**SHORT TASK**
Pictures stay out of the copy; restate everything else in the material exactly.

**SUPPLIED MATERIAL**
******

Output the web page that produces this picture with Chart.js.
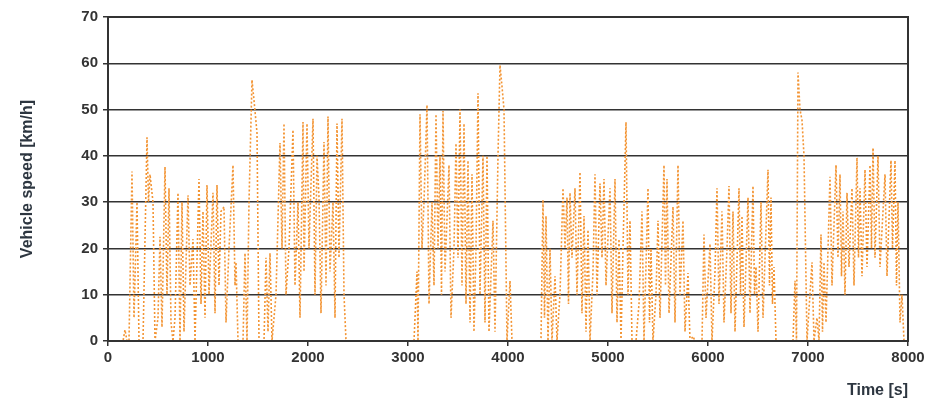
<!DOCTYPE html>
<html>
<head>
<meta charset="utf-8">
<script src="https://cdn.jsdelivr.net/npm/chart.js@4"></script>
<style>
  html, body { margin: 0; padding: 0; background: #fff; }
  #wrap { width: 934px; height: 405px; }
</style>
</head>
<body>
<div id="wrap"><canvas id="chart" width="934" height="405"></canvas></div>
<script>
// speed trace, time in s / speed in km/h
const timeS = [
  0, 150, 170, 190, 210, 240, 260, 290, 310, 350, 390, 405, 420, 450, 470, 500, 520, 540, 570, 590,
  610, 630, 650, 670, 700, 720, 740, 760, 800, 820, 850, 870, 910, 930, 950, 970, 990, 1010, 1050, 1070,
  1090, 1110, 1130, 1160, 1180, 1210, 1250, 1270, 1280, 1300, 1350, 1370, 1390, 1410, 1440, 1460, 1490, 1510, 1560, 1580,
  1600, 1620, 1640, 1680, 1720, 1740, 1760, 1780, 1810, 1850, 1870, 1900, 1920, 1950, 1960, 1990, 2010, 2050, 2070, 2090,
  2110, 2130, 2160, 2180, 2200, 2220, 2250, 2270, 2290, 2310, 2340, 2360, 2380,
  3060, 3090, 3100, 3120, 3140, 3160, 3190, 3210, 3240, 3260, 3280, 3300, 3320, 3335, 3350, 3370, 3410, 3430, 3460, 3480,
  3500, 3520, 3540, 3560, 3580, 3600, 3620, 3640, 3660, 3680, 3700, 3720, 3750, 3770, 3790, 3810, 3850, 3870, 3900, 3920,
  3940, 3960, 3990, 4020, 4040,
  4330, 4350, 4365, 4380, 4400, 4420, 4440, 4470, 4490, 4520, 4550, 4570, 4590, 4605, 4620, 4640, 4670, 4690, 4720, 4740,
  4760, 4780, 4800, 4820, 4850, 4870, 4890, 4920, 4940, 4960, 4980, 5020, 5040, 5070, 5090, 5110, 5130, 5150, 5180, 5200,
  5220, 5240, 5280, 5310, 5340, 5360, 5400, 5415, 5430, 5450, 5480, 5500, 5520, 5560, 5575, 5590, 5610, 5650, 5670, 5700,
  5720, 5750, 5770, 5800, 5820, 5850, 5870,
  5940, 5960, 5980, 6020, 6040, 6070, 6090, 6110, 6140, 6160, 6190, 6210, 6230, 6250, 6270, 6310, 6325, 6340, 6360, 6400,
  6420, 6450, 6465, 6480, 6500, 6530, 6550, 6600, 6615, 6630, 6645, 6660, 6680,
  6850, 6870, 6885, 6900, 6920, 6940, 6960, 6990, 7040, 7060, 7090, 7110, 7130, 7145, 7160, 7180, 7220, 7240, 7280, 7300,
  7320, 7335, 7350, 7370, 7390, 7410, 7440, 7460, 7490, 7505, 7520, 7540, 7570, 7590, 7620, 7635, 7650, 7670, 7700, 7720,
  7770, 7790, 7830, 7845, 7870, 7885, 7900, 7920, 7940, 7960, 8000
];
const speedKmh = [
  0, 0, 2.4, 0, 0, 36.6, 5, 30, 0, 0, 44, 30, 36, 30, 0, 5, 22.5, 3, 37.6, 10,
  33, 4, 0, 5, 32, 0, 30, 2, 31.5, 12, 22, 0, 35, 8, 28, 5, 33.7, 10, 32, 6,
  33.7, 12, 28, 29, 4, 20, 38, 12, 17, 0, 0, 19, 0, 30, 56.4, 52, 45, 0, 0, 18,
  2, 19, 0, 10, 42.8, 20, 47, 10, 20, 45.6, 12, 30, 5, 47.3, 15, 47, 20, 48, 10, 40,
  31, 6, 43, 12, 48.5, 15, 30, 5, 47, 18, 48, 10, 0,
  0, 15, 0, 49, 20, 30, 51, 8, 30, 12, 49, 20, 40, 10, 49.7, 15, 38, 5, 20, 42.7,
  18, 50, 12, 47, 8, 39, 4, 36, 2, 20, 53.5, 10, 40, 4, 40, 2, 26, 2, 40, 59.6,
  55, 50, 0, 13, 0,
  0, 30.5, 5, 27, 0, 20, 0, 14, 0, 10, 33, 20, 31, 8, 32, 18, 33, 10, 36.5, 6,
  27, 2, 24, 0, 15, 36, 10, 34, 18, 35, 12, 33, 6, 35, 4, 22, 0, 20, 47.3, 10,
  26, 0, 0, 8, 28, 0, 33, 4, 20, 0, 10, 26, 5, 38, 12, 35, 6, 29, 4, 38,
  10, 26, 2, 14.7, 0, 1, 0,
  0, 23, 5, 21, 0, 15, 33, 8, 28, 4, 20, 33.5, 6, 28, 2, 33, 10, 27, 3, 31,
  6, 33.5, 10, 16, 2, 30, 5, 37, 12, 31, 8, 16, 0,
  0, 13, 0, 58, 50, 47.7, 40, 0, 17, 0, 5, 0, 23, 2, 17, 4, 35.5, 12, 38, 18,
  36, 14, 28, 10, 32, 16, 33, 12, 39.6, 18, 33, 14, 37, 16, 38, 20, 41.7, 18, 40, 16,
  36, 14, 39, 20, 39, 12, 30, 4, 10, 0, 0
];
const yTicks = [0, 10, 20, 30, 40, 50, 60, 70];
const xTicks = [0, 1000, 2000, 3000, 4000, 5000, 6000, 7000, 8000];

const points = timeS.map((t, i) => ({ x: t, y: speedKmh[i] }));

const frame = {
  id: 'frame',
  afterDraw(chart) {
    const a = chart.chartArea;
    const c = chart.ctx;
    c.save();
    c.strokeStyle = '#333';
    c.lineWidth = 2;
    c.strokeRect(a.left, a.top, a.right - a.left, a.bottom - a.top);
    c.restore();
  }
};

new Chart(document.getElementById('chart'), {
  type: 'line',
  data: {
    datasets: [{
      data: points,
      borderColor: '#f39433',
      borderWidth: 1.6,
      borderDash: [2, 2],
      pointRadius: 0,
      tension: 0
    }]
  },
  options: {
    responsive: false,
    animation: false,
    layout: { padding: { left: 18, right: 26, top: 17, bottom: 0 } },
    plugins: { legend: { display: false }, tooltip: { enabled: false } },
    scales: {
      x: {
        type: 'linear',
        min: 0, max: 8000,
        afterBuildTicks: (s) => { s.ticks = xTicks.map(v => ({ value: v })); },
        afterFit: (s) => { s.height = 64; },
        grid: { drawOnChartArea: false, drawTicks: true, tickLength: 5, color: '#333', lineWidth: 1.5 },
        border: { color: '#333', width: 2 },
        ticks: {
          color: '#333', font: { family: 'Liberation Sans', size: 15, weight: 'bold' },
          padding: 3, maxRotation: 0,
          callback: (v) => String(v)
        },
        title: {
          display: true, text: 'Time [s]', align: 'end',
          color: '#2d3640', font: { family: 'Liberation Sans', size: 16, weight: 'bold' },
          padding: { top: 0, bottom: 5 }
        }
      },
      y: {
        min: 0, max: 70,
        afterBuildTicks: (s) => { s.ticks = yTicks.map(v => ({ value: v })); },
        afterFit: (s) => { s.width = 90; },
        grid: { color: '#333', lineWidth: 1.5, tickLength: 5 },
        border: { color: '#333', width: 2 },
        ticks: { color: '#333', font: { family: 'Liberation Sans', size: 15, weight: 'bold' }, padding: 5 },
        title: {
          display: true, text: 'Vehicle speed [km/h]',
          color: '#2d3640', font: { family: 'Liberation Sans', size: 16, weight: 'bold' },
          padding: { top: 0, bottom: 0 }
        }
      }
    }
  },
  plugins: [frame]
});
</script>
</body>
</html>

******

**TASK OUTPUT**
Output the web page that produces this picture with Chart.js.
<!DOCTYPE html>
<html>
<head>
<meta charset="utf-8">
<script src="https://cdn.jsdelivr.net/npm/chart.js@4"></script>
<style>
  html, body { margin: 0; padding: 0; background: #fff; }
  #wrap { width: 934px; height: 405px; }
</style>
</head>
<body>
<div id="wrap"><canvas id="chart" width="934" height="405"></canvas></div>
<script>
// speed trace, time in s / speed in km/h
const timeS = [
  0, 150, 170, 190, 210, 240, 260, 290, 310, 350, 390, 405, 420, 450, 470, 500, 520, 540, 570, 590,
  610, 630, 650, 670, 700, 720, 740, 760, 800, 820, 850, 870, 910, 930, 950, 970, 990, 1010, 1050, 1070,
  1090, 1110, 1130, 1160, 1180, 1210, 1250, 1270, 1280, 1300, 1350, 1370, 1390, 1410, 1440, 1460, 1490, 1510, 1560, 1580,
  1600, 1620, 1640, 1680, 1720, 1740, 1760, 1780, 1810, 1850, 1870, 1900, 1920, 1950, 1960, 1990, 2010, 2050, 2070, 2090,
  2110, 2130, 2160, 2180, 2200, 2220, 2250, 2270, 2290, 2310, 2340, 2360, 2380,
  3060, 3090, 3100, 3120, 3140, 3160, 3190, 3210, 3240, 3260, 3280, 3300, 3320, 3335, 3350, 3370, 3410, 3430, 3460, 3480,
  3500, 3520, 3540, 3560, 3580, 3600, 3620, 3640, 3660, 3680, 3700, 3720, 3750, 3770, 3790, 3810, 3850, 3870, 3900, 3920,
  3940, 3960, 3990, 4020, 4040,
  4330, 4350, 4365, 4380, 4400, 4420, 4440, 4470, 4490, 4520, 4550, 4570, 4590, 4605, 4620, 4640, 4670, 4690, 4720, 4740,
  4760, 4780, 4800, 4820, 4850, 4870, 4890, 4920, 4940, 4960, 4980, 5020, 5040, 5070, 5090, 5110, 5130, 5150, 5180, 5200,
  5220, 5240, 5280, 5310, 5340, 5360, 5400, 5415, 5430, 5450, 5480, 5500, 5520, 5560, 5575, 5590, 5610, 5650, 5670, 5700,
  5720, 5750, 5770, 5800, 5820, 5850, 5870,
  5940, 5960, 5980, 6020, 6040, 6070, 6090, 6110, 6140, 6160, 6190, 6210, 6230, 6250, 6270, 6310, 6325, 6340, 6360, 6400,
  6420, 6450, 6465, 6480, 6500, 6530, 6550, 6600, 6615, 6630, 6645, 6660, 6680,
  6850, 6870, 6885, 6900, 6920, 6940, 6960, 6990, 7040, 7060, 7090, 7110, 7130, 7145, 7160, 7180, 7220, 7240, 7280, 7300,
  7320, 7335, 7350, 7370, 7390, 7410, 7440, 7460, 7490, 7505, 7520, 7540, 7570, 7590, 7620, 7635, 7650, 7670, 7700, 7720,
  7770, 7790, 7830, 7845, 7870, 7885, 7900, 7920, 7940, 7960, 8000
];
const speedKmh = [
  0, 0, 2.4, 0, 0, 36.6, 5, 30, 0, 0, 44, 30, 36, 30, 0, 5, 22.5, 3, 37.6, 10,
  33, 4, 0, 5, 32, 0, 30, 2, 31.5, 12, 22, 0, 35, 8, 28, 5, 33.7, 10, 32, 6,
  33.7, 12, 28, 29, 4, 20, 38, 12, 17, 0, 0, 19, 0, 30, 56.4, 52, 45, 0, 0, 18,
  2, 19, 0, 10, 42.8, 20, 47, 10, 20, 45.6, 12, 30, 5, 47.3, 15, 47, 20, 48, 10, 40,
  31, 6, 43, 12, 48.5, 15, 30, 5, 47, 18, 48, 10, 0,
  0, 15, 0, 49, 20, 30, 51, 8, 30, 12, 49, 20, 40, 10, 49.7, 15, 38, 5, 20, 42.7,
  18, 50, 12, 47, 8, 39, 4, 36, 2, 20, 53.5, 10, 40, 4, 40, 2, 26, 2, 40, 59.6,
  55, 50, 0, 13, 0,
  0, 30.5, 5, 27, 0, 20, 0, 14, 0, 10, 33, 20, 31, 8, 32, 18, 33, 10, 36.5, 6,
  27, 2, 24, 0, 15, 36, 10, 34, 18, 35, 12, 33, 6, 35, 4, 22, 0, 20, 47.3, 10,
  26, 0, 0, 8, 28, 0, 33, 4, 20, 0, 10, 26, 5, 38, 12, 35, 6, 29, 4, 38,
  10, 26, 2, 14.7, 0, 1, 0,
  0, 23, 5, 21, 0, 15, 33, 8, 28, 4, 20, 33.5, 6, 28, 2, 33, 10, 27, 3, 31,
  6, 33.5, 10, 16, 2, 30, 5, 37, 12, 31, 8, 16, 0,
  0, 13, 0, 58, 50, 47.7, 40, 0, 17, 0, 5, 0, 23, 2, 17, 4, 35.5, 12, 38, 18,
  36, 14, 28, 10, 32, 16, 33, 12, 39.6, 18, 33, 14, 37, 16, 38, 20, 41.7, 18, 40, 16,
  36, 14, 39, 20, 39, 12, 30, 4, 10, 0, 0
];
const yTicks = [0, 10, 20, 30, 40, 50, 60, 70];
const xTicks = [0, 1000, 2000, 3000, 4000, 5000, 6000, 7000, 8000];

const points = timeS.map((t, i) => ({ x: t, y: speedKmh[i] }));

const frame = {
  id: 'frame',
  afterDraw(chart) {
    const a = chart.chartArea;
    const c = chart.ctx;
    c.save();
    c.strokeStyle = '#333';
    c.lineWidth = 2;
    c.strokeRect(a.left, a.top, a.right - a.left, a.bottom - a.top);
    c.restore();
  }
};

new Chart(document.getElementById('chart'), {
  type: 'line',
  data: {
    datasets: [{
      data: points,
      borderColor: '#f39433',
      borderWidth: 1.6,
      borderDash: [2, 2],
      pointRadius: 0,
      tension: 0
    }]
  },
  options: {
    responsive: false,
    animation: false,
    layout: { padding: { left: 18, right: 26, top: 17, bottom: 0 } },
    plugins: { legend: { display: false }, tooltip: { enabled: false } },
    scales: {
      x: {
        type: 'linear',
        min: 0, max: 8000,
        afterBuildTicks: (s) => { s.ticks = xTicks.map(v => ({ value: v })); },
        afterFit: (s) => { s.height = 64; },
        grid: { drawOnChartArea: false, drawTicks: true, tickLength: 5, color: '#333', lineWidth: 1.5 },
        border: { color: '#333', width: 2 },
        ticks: {
          color: '#333', font: { family: 'Liberation Sans', size: 15, weight: 'bold' },
          padding: 3, maxRotation: 0,
          callback: (v) => String(v)
        },
        title: {
          display: true, text: 'Time [s]', align: 'end',
          color: '#2d3640', font: { family: 'Liberation Sans', size: 16, weight: 'bold' },
          padding: { top: 0, bottom: 5 }
        }
      },
      y: {
        min: 0, max: 70,
        afterBuildTicks: (s) => { s.ticks = yTicks.map(v => ({ value: v })); },
        afterFit: (s) => { s.width = 90; },
        grid: { color: '#333', lineWidth: 1.5, tickLength: 5 },
        border: { color: '#333', width: 2 },
        ticks: { color: '#333', font: { family: 'Liberation Sans', size: 15, weight: 'bold' }, padding: 5 },
        title: {
          display: true, text: 'Vehicle speed [km/h]',
          color: '#2d3640', font: { family: 'Liberation Sans', size: 16, weight: 'bold' },
          padding: { top: 0, bottom: 0 }
        }
      }
    }
  },
  plugins: [frame]
});
</script>
</body>
</html>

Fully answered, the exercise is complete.